Bien que foisonnants sur le net, rares sont les programmes courts qui se démarquent par leur créativité. Mais une fois la toile passée au tamis, quelques pépites surnagent.
Les webséries sont aujourd’hui, difficile de l’ignorer, l’eldorado des créateurs de contenu en ligne. Mais si personne n’ose encore remettre en question la qualité artistique des séries télé, on se pose rarement la question esthétique en ce qui concerne leurs petites soeurs présentées sur le web. On sait tout de leurs modèles économiques, des espérances d’audience et des stratégies cross-médias de leurs promoteurs, mais qui se préoccupe vraiment de leur contenu ? Quel discours critique pour accompagner la potentielle explosion créatrice incarnée par ce nouveau média ?
C’est tout l’intérêt d’un festival comme Cinémas tous écrans, qui se tient chaque automne à Genève.

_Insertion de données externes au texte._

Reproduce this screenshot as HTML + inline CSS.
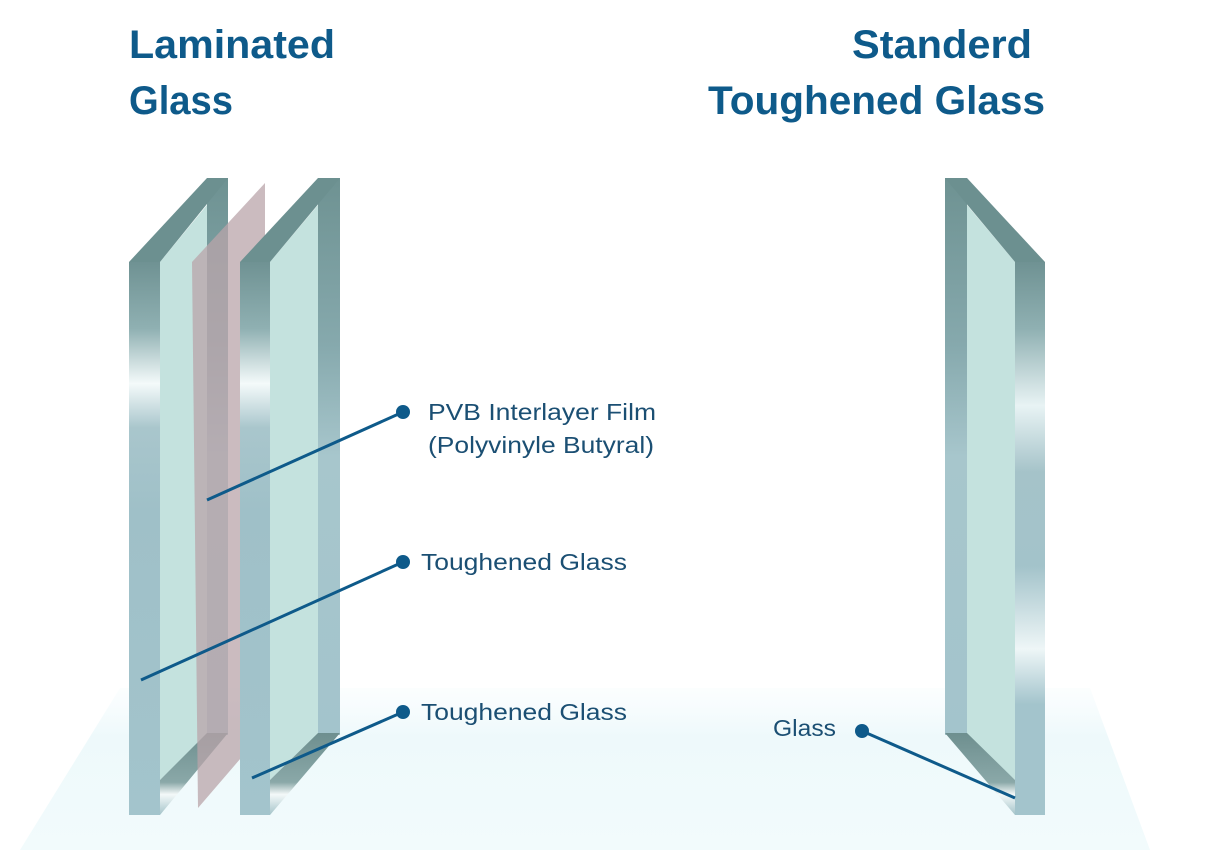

Il permet de trier le bon grain de l’ivraie, d’affirmer des choix esthétiques pour tenter d’y voir plus clair parmi les centaines de propositions annuelles d’une industrie de plus en plus bouillonnante, et souvent brouillonnante.
Cow-boy ahuri
Récompensée au palmarès, la websérie Enjoy the Silence a été coproduite en partenariat avec la Ferme du buisson, le “centre d’art et de curiosité” de Marne-la-Vallée et le groupe folk Moriarty – qui, en 2007, avait placé en bonus de son premier album une reprise d’Enjoy the Silence de Depeche Mode.
Mettant en scène un cow-boy ahuri dans un décor désertique et minimaliste, comme pris au piège d’oppressants cadres fixes, la minisérie (12 épisodes de 5 à 8 minutes) régénère habilement (bien qu’un peu lentement) le slapstick, cet art originellement théâtral qui fit les beaux jours du cinéma muet. Elle a surtout le mérite de ne ressembler qu’à elle-même, de ne pas chercher à singer la télé, dont les sous-produits pullulent sur le net.
Par “sous-produit”, il faut entendre moins les webséries produites par les chaînes de télé – plutôt de bonne qualité – que les dizaines de sketchs, plus ou moins amateurs, qui puisent leur (manque d’) inspiration dans leurs sempiternels “programmes courts”. En consultant, sur le blog webseries.fr, le box office Dailymotion (qui héberge la plupart des webséries françaises), ou en traînant sur la plate-forme anyfilm.tv, qui ne diffuse que des webséries et tente de les éditorialiser, on réalise ainsi le mal fait par Un gars, une fille ou Caméra café.
Tout se passe comme si la plupart des créateurs, bénévoles et débrouillards (Hello geekette, Le visiteur du futur, Les Aventuriers de 8 h 22, et leurs dizaines de clones plus ou moins populaires) n’avait retenu de YouTube que la brièveté et la soi-disant convivialité du format : esthétique “fait à la maison”, parler djeun’s, héros du quotidien, thématiques geek, etc. La sympathie ne peut pas tout masquer…
Arte et Canal + en tête
C’est finalement des “usines” traditionnelles que sortent les produits les plus stimulants. Arte fait figure de pionnière dans la création de contenu cross-media avec ses web-documentaires. Après les succès mérités du Twenty Show et de Gaza-Sderot en 2009, la chaîne franco-allemande vient de lancer une plateforme dédiée, Arte Webdocs, et promet d’y déposer entre six et huit projets, rien que pour l’année 2010. En ligne depuis le 22 février, Havana-Miami reprend le principe de Gaza-Sderot, à savoir la juxtaposition de portraits d’individus placés de chaque côté d’une frontière emblématique.
Misant sur la fiction avec des fortunes diverses (Kali, téléfilm d’action fauché, déguisé en websérie), Canal+ a de son côté débusqué un joyau : Kaïra Shopping, télé-shopping par trois “racailles” en 1 minute 30 chrono, où l’on trouve aussi bien “un grizzly de ouf” qu’un réalisateur kidnappé, “pour vos clips et bar-mitzva”. Pas sûr que la face du web en soit changée, mais c’est de loin ce qu’on a vu de plus drôle dans le genre.